- _Work to complete_: Exactly repeat the material, dropping every picture from the copy.

- _Source data_:
━━━━━━━━

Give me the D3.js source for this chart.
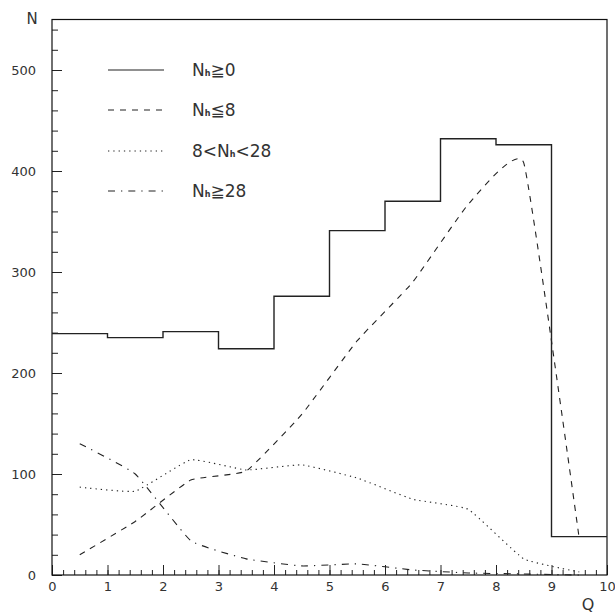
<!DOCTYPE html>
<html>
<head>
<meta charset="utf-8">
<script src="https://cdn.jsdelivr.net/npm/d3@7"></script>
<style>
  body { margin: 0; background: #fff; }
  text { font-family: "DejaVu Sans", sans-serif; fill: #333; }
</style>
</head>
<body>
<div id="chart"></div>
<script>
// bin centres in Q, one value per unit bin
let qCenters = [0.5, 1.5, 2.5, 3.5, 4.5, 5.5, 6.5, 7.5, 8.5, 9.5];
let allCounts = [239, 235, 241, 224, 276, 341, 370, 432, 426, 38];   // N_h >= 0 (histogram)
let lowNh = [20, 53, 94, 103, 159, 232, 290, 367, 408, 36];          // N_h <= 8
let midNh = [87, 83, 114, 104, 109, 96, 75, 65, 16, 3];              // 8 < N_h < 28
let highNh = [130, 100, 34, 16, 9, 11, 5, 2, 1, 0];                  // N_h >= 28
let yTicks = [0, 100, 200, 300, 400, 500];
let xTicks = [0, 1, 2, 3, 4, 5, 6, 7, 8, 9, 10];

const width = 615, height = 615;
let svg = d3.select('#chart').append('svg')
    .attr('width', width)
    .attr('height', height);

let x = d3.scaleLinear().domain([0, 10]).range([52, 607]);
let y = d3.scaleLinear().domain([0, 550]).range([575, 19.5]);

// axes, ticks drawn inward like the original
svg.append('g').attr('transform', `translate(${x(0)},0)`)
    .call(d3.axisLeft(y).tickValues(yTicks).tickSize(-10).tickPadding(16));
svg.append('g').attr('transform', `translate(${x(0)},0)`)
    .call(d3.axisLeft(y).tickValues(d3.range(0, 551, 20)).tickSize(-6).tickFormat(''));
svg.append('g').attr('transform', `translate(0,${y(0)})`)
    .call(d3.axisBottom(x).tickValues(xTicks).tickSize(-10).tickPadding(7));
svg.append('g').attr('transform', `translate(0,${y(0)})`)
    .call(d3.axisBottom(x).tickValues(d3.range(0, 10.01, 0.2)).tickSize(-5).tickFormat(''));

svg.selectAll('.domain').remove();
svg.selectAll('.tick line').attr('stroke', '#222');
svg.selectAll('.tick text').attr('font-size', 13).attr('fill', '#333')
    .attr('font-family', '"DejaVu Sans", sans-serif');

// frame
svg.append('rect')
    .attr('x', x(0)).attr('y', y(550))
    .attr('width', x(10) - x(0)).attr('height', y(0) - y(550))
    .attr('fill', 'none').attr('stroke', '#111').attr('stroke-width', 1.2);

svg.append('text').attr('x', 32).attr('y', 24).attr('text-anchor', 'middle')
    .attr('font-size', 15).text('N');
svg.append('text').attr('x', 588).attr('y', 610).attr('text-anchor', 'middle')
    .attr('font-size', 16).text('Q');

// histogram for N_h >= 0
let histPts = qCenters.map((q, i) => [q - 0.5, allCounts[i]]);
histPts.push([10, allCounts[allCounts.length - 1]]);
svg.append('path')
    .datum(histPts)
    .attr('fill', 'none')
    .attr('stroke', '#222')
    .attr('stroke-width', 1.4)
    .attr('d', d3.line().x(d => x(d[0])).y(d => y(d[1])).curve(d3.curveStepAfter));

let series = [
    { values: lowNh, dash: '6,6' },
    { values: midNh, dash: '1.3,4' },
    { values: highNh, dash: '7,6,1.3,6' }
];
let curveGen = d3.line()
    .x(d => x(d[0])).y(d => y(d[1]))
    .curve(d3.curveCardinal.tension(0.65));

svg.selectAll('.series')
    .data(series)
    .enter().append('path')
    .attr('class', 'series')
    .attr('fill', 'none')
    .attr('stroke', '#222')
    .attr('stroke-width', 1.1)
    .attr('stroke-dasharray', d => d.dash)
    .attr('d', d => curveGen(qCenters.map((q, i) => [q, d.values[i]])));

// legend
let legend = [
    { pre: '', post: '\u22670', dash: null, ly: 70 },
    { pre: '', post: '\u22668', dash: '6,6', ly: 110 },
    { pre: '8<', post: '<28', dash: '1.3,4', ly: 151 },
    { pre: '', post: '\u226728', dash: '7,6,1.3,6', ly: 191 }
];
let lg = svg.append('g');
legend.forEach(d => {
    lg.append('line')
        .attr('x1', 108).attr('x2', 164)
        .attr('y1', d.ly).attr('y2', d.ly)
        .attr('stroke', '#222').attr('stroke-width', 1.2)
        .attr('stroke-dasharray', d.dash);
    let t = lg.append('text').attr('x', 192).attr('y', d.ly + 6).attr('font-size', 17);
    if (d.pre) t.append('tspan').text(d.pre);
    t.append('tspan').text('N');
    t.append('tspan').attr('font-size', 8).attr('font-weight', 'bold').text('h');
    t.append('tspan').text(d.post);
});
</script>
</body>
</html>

━━━━━━━━

- _Exercise result_:
Give me the D3.js source for this chart.
<!DOCTYPE html>
<html>
<head>
<meta charset="utf-8">
<script src="https://cdn.jsdelivr.net/npm/d3@7"></script>
<style>
  body { margin: 0; background: #fff; }
  text { font-family: "DejaVu Sans", sans-serif; fill: #333; }
</style>
</head>
<body>
<div id="chart"></div>
<script>
// bin centres in Q, one value per unit bin
let qCenters = [0.5, 1.5, 2.5, 3.5, 4.5, 5.5, 6.5, 7.5, 8.5, 9.5];
let allCounts = [239, 235, 241, 224, 276, 341, 370, 432, 426, 38];   // N_h >= 0 (histogram)
let lowNh = [20, 53, 94, 103, 159, 232, 290, 367, 408, 36];          // N_h <= 8
let midNh = [87, 83, 114, 104, 109, 96, 75, 65, 16, 3];              // 8 < N_h < 28
let highNh = [130, 100, 34, 16, 9, 11, 5, 2, 1, 0];                  // N_h >= 28
let yTicks = [0, 100, 200, 300, 400, 500];
let xTicks = [0, 1, 2, 3, 4, 5, 6, 7, 8, 9, 10];

const width = 615, height = 615;
let svg = d3.select('#chart').append('svg')
    .attr('width', width)
    .attr('height', height);

let x = d3.scaleLinear().domain([0, 10]).range([52, 607]);
let y = d3.scaleLinear().domain([0, 550]).range([575, 19.5]);

// axes, ticks drawn inward like the original
svg.append('g').attr('transform', `translate(${x(0)},0)`)
    .call(d3.axisLeft(y).tickValues(yTicks).tickSize(-10).tickPadding(16));
svg.append('g').attr('transform', `translate(${x(0)},0)`)
    .call(d3.axisLeft(y).tickValues(d3.range(0, 551, 20)).tickSize(-6).tickFormat(''));
svg.append('g').attr('transform', `translate(0,${y(0)})`)
    .call(d3.axisBottom(x).tickValues(xTicks).tickSize(-10).tickPadding(7));
svg.append('g').attr('transform', `translate(0,${y(0)})`)
    .call(d3.axisBottom(x).tickValues(d3.range(0, 10.01, 0.2)).tickSize(-5).tickFormat(''));

svg.selectAll('.domain').remove();
svg.selectAll('.tick line').attr('stroke', '#222');
svg.selectAll('.tick text').attr('font-size', 13).attr('fill', '#333')
    .attr('font-family', '"DejaVu Sans", sans-serif');

// frame
svg.append('rect')
    .attr('x', x(0)).attr('y', y(550))
    .attr('width', x(10) - x(0)).attr('height', y(0) - y(550))
    .attr('fill', 'none').attr('stroke', '#111').attr('stroke-width', 1.2);

svg.append('text').attr('x', 32).attr('y', 24).attr('text-anchor', 'middle')
    .attr('font-size', 15).text('N');
svg.append('text').attr('x', 588).attr('y', 610).attr('text-anchor', 'middle')
    .attr('font-size', 16).text('Q');

// histogram for N_h >= 0
let histPts = qCenters.map((q, i) => [q - 0.5, allCounts[i]]);
histPts.push([10, allCounts[allCounts.length - 1]]);
svg.append('path')
    .datum(histPts)
    .attr('fill', 'none')
    .attr('stroke', '#222')
    .attr('stroke-width', 1.4)
    .attr('d', d3.line().x(d => x(d[0])).y(d => y(d[1])).curve(d3.curveStepAfter));

let series = [
    { values: lowNh, dash: '6,6' },
    { values: midNh, dash: '1.3,4' },
    { values: highNh, dash: '7,6,1.3,6' }
];
let curveGen = d3.line()
    .x(d => x(d[0])).y(d => y(d[1]))
    .curve(d3.curveCardinal.tension(0.65));

svg.selectAll('.series')
    .data(series)
    .enter().append('path')
    .attr('class', 'series')
    .attr('fill', 'none')
    .attr('stroke', '#222')
    .attr('stroke-width', 1.1)
    .attr('stroke-dasharray', d => d.dash)
    .attr('d', d => curveGen(qCenters.map((q, i) => [q, d.values[i]])));

// legend
let legend = [
    { pre: '', post: '\u22670', dash: null, ly: 70 },
    { pre: '', post: '\u22668', dash: '6,6', ly: 110 },
    { pre: '8<', post: '<28', dash: '1.3,4', ly: 151 },
    { pre: '', post: '\u226728', dash: '7,6,1.3,6', ly: 191 }
];
let lg = svg.append('g');
legend.forEach(d => {
    lg.append('line')
        .attr('x1', 108).attr('x2', 164)
        .attr('y1', d.ly).attr('y2', d.ly)
        .attr('stroke', '#222').attr('stroke-width', 1.2)
        .attr('stroke-dasharray', d.dash);
    let t = lg.append('text').attr('x', 192).attr('y', d.ly + 6).attr('font-size', 17);
    if (d.pre) t.append('tspan').text(d.pre);
    t.append('tspan').text('N');
    t.append('tspan').attr('font-size', 8).attr('font-weight', 'bold').text('h');
    t.append('tspan').text(d.post);
});
</script>
</body>
</html>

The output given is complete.